## [AIM OF THE TASK]
Set down, please, exactly the lines below that run from the line with "Rebuild this chart" to the line with "r_val = [25.0, 1.6, 2.3, 1.0, 2.8, 1.6]", both lines included.

(Plotting code records)
>> begin

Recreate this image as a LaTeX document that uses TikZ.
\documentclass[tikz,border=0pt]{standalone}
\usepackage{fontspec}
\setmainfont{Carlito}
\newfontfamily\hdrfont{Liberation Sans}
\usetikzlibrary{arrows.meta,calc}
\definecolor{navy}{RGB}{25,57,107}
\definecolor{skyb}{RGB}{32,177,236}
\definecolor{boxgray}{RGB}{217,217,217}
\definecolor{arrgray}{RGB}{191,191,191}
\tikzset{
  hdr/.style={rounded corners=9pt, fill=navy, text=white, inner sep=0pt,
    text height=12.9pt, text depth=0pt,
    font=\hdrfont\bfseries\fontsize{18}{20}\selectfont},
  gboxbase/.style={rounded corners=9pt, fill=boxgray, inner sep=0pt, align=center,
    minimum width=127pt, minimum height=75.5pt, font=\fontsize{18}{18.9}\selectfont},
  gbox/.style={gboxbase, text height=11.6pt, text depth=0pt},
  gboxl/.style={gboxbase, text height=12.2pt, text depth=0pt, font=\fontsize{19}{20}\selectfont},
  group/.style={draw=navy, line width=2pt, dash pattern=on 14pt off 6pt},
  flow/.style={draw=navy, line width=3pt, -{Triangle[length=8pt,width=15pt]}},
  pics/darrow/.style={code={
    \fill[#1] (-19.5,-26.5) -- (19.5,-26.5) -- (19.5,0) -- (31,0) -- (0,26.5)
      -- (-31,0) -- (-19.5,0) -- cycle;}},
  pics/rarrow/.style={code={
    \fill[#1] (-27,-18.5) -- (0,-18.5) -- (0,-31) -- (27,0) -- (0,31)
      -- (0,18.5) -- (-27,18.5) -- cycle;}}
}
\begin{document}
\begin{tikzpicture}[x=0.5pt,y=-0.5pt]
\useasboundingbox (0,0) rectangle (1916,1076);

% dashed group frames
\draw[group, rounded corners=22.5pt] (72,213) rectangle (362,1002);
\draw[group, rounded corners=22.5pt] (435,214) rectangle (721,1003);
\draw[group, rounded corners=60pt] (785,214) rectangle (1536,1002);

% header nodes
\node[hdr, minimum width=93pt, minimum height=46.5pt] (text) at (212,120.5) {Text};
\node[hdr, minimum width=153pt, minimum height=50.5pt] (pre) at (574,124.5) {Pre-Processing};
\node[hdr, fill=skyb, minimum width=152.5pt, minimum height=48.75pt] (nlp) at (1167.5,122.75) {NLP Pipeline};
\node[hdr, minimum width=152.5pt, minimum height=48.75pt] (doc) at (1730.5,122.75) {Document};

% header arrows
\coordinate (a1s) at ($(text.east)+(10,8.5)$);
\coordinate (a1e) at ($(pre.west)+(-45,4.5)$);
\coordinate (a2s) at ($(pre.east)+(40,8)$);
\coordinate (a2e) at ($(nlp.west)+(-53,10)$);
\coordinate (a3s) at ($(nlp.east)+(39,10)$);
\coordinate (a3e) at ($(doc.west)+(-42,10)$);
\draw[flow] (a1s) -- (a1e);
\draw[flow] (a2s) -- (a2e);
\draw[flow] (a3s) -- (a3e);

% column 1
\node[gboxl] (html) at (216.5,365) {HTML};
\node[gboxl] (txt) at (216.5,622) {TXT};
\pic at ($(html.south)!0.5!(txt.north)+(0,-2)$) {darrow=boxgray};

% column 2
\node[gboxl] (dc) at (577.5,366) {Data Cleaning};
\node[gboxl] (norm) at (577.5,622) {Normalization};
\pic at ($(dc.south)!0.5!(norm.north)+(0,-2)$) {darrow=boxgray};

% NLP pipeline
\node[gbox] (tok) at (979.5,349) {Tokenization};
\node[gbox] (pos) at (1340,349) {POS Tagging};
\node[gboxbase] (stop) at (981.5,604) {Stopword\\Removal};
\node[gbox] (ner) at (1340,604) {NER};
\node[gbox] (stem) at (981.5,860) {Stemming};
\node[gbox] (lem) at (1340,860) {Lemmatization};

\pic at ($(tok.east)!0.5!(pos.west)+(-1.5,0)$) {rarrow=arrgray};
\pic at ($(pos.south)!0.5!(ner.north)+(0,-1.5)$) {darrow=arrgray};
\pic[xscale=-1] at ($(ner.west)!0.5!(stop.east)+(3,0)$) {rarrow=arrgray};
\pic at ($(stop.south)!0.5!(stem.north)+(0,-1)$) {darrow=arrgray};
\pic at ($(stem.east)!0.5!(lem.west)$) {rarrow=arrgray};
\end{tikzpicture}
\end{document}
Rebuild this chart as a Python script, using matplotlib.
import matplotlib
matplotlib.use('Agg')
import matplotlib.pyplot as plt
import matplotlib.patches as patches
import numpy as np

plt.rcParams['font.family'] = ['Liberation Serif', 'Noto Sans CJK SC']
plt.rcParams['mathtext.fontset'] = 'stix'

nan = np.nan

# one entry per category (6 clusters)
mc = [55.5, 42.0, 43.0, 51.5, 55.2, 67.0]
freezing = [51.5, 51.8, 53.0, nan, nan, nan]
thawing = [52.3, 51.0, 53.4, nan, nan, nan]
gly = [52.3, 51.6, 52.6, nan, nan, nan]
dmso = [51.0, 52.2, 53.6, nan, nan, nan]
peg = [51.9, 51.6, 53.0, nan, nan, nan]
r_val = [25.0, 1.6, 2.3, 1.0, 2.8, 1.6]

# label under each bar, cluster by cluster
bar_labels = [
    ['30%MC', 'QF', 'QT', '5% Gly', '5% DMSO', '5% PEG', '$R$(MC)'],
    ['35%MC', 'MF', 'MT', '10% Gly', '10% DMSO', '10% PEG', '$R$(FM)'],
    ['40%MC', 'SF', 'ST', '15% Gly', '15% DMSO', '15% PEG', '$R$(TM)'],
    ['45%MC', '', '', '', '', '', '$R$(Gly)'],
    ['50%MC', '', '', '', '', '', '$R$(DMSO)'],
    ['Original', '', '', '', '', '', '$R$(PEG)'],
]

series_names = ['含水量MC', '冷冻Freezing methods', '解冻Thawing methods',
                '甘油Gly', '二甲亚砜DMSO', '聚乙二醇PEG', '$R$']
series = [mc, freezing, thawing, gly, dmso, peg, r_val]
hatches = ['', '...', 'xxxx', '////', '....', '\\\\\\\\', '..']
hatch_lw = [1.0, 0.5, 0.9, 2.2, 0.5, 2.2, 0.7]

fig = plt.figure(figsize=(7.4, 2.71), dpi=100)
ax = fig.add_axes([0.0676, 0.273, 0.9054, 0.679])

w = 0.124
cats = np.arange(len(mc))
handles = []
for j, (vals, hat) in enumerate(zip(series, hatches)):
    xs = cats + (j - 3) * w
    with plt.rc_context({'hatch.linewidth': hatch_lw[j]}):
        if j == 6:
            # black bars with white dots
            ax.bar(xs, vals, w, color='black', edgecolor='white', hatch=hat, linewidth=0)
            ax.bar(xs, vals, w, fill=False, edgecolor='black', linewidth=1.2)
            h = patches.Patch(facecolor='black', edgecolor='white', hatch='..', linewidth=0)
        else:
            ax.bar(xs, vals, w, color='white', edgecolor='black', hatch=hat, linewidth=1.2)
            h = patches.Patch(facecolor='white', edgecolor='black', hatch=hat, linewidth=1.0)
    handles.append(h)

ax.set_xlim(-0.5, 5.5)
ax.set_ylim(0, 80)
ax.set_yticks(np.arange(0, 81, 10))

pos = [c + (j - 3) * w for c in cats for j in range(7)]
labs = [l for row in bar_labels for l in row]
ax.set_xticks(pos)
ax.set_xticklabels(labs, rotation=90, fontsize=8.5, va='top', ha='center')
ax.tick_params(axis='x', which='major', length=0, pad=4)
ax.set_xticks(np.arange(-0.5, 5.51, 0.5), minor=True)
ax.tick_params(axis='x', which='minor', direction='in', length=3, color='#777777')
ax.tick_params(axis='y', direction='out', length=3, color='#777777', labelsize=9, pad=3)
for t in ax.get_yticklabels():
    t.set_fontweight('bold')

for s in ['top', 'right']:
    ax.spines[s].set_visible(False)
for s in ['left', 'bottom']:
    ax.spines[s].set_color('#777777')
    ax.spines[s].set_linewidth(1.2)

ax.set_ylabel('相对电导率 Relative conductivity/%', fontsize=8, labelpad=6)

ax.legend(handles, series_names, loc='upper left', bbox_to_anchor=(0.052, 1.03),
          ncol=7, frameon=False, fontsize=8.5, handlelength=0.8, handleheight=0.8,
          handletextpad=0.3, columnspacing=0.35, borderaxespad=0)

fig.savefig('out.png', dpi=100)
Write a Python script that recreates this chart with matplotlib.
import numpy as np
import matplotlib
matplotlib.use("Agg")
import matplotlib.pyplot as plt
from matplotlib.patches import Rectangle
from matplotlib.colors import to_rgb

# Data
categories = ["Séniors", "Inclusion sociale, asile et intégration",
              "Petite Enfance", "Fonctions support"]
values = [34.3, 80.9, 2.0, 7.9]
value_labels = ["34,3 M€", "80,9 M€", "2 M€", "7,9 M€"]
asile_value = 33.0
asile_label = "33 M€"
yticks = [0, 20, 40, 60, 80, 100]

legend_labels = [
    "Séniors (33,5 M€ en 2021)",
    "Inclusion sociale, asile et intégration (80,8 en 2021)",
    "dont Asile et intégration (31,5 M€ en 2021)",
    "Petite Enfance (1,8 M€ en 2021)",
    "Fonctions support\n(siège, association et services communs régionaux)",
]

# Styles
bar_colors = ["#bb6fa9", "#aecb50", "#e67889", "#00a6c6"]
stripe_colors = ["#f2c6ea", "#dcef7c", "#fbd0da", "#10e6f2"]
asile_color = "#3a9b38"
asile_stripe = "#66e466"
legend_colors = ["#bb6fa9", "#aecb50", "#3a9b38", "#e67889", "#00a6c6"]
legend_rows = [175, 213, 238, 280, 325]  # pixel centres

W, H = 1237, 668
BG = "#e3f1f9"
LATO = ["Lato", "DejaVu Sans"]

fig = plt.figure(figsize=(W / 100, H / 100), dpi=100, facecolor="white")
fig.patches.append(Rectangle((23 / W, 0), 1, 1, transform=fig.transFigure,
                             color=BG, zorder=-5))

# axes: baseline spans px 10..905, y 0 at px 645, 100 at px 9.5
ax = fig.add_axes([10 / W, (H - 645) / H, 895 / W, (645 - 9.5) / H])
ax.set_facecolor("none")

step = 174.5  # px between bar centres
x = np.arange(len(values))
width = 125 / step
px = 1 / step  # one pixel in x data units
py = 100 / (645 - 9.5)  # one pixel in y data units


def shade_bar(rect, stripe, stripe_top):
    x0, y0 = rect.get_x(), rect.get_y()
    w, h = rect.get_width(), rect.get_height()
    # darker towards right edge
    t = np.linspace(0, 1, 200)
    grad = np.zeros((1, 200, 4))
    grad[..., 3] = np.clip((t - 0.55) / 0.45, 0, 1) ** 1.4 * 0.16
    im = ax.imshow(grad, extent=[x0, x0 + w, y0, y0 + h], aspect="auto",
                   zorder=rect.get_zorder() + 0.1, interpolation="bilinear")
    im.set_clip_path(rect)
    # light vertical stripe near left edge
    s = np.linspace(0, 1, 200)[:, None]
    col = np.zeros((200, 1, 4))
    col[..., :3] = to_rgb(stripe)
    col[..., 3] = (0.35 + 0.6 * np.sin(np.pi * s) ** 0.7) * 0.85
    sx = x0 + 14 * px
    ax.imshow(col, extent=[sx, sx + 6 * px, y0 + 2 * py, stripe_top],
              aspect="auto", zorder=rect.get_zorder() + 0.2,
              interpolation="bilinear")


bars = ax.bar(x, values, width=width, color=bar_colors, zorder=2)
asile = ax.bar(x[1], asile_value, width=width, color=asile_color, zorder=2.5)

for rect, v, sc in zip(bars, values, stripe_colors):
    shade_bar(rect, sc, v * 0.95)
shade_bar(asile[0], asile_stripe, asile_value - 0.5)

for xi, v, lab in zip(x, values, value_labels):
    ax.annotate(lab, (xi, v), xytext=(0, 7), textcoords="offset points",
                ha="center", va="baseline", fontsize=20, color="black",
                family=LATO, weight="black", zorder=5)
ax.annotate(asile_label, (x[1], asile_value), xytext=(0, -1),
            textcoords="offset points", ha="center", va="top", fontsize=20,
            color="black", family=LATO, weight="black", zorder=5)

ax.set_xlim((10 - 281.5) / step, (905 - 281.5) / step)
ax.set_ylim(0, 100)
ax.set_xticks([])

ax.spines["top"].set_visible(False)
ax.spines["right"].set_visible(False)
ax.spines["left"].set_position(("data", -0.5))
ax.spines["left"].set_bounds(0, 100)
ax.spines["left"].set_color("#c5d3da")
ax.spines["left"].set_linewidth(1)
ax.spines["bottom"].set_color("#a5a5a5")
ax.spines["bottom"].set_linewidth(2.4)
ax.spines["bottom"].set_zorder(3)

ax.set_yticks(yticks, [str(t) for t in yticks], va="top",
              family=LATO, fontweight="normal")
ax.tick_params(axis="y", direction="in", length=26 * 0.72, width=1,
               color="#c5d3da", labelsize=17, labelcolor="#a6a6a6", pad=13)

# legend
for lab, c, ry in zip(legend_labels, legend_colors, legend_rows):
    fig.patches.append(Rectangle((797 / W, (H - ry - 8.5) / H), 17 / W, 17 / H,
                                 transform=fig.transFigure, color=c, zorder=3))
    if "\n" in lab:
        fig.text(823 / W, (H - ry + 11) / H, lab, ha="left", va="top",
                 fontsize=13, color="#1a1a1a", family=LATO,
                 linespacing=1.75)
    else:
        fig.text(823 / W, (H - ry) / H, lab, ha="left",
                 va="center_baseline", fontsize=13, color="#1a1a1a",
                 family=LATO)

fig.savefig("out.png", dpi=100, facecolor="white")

>> end

## [SOLUTION TO THIS EXERCISE]
Rebuild this chart as a Python script, using matplotlib.
import matplotlib
matplotlib.use('Agg')
import matplotlib.pyplot as plt
import matplotlib.patches as patches
import numpy as np

plt.rcParams['font.family'] = ['Liberation Serif', 'Noto Sans CJK SC']
plt.rcParams['mathtext.fontset'] = 'stix'

nan = np.nan

# one entry per category (6 clusters)
mc = [55.5, 42.0, 43.0, 51.5, 55.2, 67.0]
freezing = [51.5, 51.8, 53.0, nan, nan, nan]
thawing = [52.3, 51.0, 53.4, nan, nan, nan]
gly = [52.3, 51.6, 52.6, nan, nan, nan]
dmso = [51.0, 52.2, 53.6, nan, nan, nan]
peg = [51.9, 51.6, 53.0, nan, nan, nan]
r_val = [25.0, 1.6, 2.3, 1.0, 2.8, 1.6]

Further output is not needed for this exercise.